Description of the task.
Return exactly, please, the lines that run from the line with "Clone this chart in Chart.js." to the line with "13, 14, 15, 16, 17, 18, 19, 20];", ends included, and omit all pictures.

Provided data.
------------------------------------------------------------------------
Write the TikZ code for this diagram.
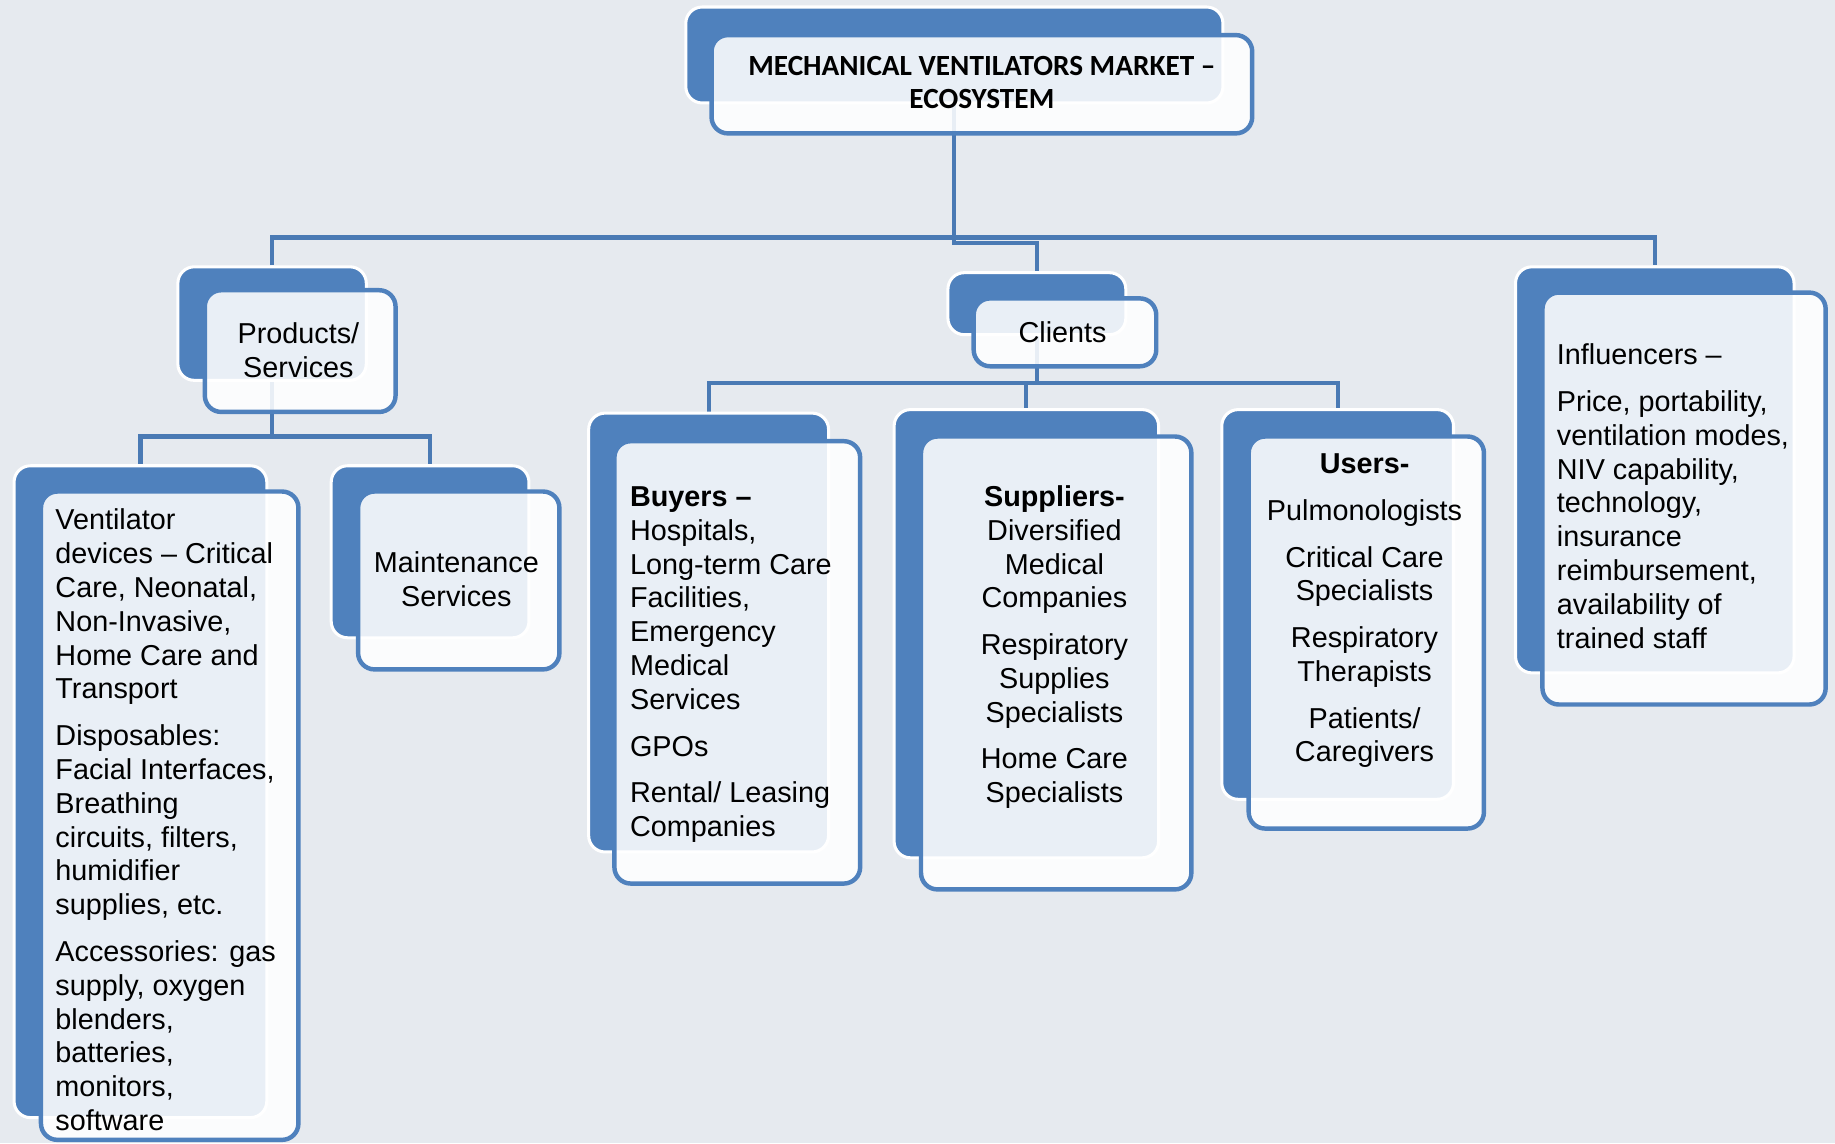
------------------------------------------------------------------------
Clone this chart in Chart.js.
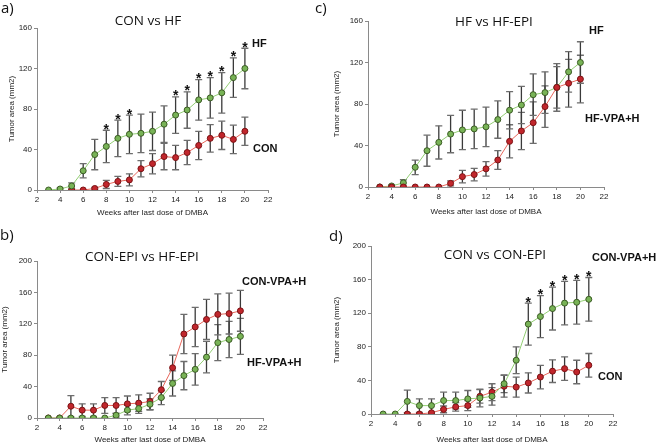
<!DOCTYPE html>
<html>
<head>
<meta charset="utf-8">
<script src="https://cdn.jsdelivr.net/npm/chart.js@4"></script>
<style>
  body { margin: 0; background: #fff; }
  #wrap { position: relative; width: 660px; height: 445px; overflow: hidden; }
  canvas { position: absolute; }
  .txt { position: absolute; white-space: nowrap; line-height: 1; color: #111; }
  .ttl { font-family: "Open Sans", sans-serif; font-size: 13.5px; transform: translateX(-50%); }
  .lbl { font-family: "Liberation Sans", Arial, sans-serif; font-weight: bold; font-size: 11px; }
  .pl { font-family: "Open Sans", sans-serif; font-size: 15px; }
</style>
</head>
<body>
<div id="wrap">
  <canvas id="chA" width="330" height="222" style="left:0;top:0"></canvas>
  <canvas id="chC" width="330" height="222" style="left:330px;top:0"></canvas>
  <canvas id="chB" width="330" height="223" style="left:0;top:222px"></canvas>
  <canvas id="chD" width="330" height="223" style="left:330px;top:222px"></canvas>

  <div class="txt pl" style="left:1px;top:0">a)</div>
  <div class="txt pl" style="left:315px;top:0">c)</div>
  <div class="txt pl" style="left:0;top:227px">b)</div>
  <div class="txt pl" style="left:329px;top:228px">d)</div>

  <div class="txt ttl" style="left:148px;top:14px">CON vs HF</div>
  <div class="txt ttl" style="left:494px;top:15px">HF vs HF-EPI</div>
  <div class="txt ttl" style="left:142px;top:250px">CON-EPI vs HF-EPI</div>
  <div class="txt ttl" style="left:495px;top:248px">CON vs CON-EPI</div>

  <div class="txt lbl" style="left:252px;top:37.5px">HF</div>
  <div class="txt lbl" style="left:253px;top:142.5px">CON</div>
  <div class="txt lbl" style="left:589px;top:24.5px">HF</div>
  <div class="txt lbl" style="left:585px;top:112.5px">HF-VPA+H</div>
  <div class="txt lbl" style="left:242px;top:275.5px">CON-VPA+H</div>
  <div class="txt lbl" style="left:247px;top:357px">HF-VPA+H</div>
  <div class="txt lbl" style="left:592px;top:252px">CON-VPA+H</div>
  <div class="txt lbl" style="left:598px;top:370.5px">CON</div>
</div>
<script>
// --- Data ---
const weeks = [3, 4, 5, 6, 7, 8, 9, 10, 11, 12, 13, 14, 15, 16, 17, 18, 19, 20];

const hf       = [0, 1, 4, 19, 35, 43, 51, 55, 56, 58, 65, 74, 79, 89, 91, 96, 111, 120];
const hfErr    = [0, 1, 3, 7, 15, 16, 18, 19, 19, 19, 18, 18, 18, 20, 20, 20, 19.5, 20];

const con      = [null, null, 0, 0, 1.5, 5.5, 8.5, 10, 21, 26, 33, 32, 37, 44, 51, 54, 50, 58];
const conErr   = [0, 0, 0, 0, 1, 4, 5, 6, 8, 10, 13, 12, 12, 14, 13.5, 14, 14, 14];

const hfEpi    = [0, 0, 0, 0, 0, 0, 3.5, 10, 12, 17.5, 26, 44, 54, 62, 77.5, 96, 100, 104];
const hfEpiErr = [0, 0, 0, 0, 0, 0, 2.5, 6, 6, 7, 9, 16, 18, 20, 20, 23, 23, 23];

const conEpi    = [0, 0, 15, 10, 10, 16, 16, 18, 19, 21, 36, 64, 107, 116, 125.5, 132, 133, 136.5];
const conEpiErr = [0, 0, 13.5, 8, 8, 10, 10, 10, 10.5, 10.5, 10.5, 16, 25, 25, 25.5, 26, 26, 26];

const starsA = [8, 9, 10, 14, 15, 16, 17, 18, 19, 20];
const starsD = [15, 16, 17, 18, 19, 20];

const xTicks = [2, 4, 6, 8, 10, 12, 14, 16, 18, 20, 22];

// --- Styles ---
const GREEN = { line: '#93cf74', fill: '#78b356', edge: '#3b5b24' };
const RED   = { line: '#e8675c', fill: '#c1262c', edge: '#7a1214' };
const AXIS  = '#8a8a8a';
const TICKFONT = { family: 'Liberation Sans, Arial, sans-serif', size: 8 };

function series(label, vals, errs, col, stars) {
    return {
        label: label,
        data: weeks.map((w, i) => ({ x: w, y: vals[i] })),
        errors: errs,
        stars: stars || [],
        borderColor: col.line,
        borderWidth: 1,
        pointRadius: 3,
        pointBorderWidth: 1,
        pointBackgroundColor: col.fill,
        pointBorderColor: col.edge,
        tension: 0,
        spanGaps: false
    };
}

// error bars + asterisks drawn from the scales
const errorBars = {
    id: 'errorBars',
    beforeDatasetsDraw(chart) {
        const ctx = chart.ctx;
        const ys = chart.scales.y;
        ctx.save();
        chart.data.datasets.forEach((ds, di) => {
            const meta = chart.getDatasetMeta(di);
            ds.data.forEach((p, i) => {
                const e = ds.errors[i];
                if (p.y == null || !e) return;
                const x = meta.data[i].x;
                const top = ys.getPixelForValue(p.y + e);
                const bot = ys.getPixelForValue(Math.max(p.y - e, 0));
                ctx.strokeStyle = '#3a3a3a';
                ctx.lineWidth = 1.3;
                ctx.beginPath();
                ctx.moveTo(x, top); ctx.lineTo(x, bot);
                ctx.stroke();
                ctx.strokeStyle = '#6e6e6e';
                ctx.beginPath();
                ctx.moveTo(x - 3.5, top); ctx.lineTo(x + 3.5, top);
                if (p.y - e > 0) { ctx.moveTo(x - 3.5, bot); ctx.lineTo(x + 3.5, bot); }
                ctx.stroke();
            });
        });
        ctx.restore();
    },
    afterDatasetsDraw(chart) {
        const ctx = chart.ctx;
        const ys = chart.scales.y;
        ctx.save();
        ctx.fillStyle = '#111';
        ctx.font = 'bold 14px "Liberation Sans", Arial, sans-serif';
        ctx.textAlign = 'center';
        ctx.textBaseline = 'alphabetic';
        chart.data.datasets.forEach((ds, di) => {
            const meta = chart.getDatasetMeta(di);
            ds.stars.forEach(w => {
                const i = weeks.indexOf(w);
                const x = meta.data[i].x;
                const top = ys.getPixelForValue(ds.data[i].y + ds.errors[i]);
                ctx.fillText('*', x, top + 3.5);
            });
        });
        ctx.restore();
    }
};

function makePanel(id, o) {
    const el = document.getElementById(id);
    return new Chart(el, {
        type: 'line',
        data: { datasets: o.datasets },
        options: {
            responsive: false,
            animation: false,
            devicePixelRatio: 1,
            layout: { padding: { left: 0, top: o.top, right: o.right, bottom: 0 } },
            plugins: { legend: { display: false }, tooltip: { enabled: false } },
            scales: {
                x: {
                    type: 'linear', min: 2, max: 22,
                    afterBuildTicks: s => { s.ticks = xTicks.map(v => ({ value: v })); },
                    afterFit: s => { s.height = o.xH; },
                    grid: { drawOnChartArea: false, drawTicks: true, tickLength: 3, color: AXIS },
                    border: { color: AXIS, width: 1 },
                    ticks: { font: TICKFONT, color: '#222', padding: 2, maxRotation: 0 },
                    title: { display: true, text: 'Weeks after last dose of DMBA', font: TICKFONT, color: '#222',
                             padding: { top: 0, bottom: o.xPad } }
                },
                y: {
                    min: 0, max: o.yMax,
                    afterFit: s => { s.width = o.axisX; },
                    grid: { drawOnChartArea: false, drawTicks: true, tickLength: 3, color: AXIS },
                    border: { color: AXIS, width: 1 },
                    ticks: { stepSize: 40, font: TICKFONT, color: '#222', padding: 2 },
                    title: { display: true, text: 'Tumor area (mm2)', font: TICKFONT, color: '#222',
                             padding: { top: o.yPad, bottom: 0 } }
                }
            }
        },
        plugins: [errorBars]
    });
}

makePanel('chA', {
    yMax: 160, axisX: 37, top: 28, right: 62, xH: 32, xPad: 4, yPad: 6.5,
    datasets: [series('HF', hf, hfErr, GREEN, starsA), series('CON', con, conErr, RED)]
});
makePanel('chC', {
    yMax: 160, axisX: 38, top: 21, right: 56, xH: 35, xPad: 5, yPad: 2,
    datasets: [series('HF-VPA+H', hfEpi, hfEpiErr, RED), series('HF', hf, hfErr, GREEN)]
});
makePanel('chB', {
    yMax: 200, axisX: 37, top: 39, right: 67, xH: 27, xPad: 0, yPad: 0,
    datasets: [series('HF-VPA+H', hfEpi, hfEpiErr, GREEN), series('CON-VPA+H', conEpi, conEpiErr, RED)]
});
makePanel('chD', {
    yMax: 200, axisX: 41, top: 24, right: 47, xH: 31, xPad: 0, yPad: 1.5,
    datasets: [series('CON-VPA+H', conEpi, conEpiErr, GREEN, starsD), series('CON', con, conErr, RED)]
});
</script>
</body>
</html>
------------------------------------------------------------------------
The completed task.
Clone this chart in Chart.js.
<!DOCTYPE html>
<html>
<head>
<meta charset="utf-8">
<script src="https://cdn.jsdelivr.net/npm/chart.js@4"></script>
<style>
  body { margin: 0; background: #fff; }
  #wrap { position: relative; width: 660px; height: 445px; overflow: hidden; }
  canvas { position: absolute; }
  .txt { position: absolute; white-space: nowrap; line-height: 1; color: #111; }
  .ttl { font-family: "Open Sans", sans-serif; font-size: 13.5px; transform: translateX(-50%); }
  .lbl { font-family: "Liberation Sans", Arial, sans-serif; font-weight: bold; font-size: 11px; }
  .pl { font-family: "Open Sans", sans-serif; font-size: 15px; }
</style>
</head>
<body>
<div id="wrap">
  <canvas id="chA" width="330" height="222" style="left:0;top:0"></canvas>
  <canvas id="chC" width="330" height="222" style="left:330px;top:0"></canvas>
  <canvas id="chB" width="330" height="223" style="left:0;top:222px"></canvas>
  <canvas id="chD" width="330" height="223" style="left:330px;top:222px"></canvas>

  <div class="txt pl" style="left:1px;top:0">a)</div>
  <div class="txt pl" style="left:315px;top:0">c)</div>
  <div class="txt pl" style="left:0;top:227px">b)</div>
  <div class="txt pl" style="left:329px;top:228px">d)</div>

  <div class="txt ttl" style="left:148px;top:14px">CON vs HF</div>
  <div class="txt ttl" style="left:494px;top:15px">HF vs HF-EPI</div>
  <div class="txt ttl" style="left:142px;top:250px">CON-EPI vs HF-EPI</div>
  <div class="txt ttl" style="left:495px;top:248px">CON vs CON-EPI</div>

  <div class="txt lbl" style="left:252px;top:37.5px">HF</div>
  <div class="txt lbl" style="left:253px;top:142.5px">CON</div>
  <div class="txt lbl" style="left:589px;top:24.5px">HF</div>
  <div class="txt lbl" style="left:585px;top:112.5px">HF-VPA+H</div>
  <div class="txt lbl" style="left:242px;top:275.5px">CON-VPA+H</div>
  <div class="txt lbl" style="left:247px;top:357px">HF-VPA+H</div>
  <div class="txt lbl" style="left:592px;top:252px">CON-VPA+H</div>
  <div class="txt lbl" style="left:598px;top:370.5px">CON</div>
</div>
<script>
// --- Data ---
const weeks = [3, 4, 5, 6, 7, 8, 9, 10, 11, 12, 13, 14, 15, 16, 17, 18, 19, 20];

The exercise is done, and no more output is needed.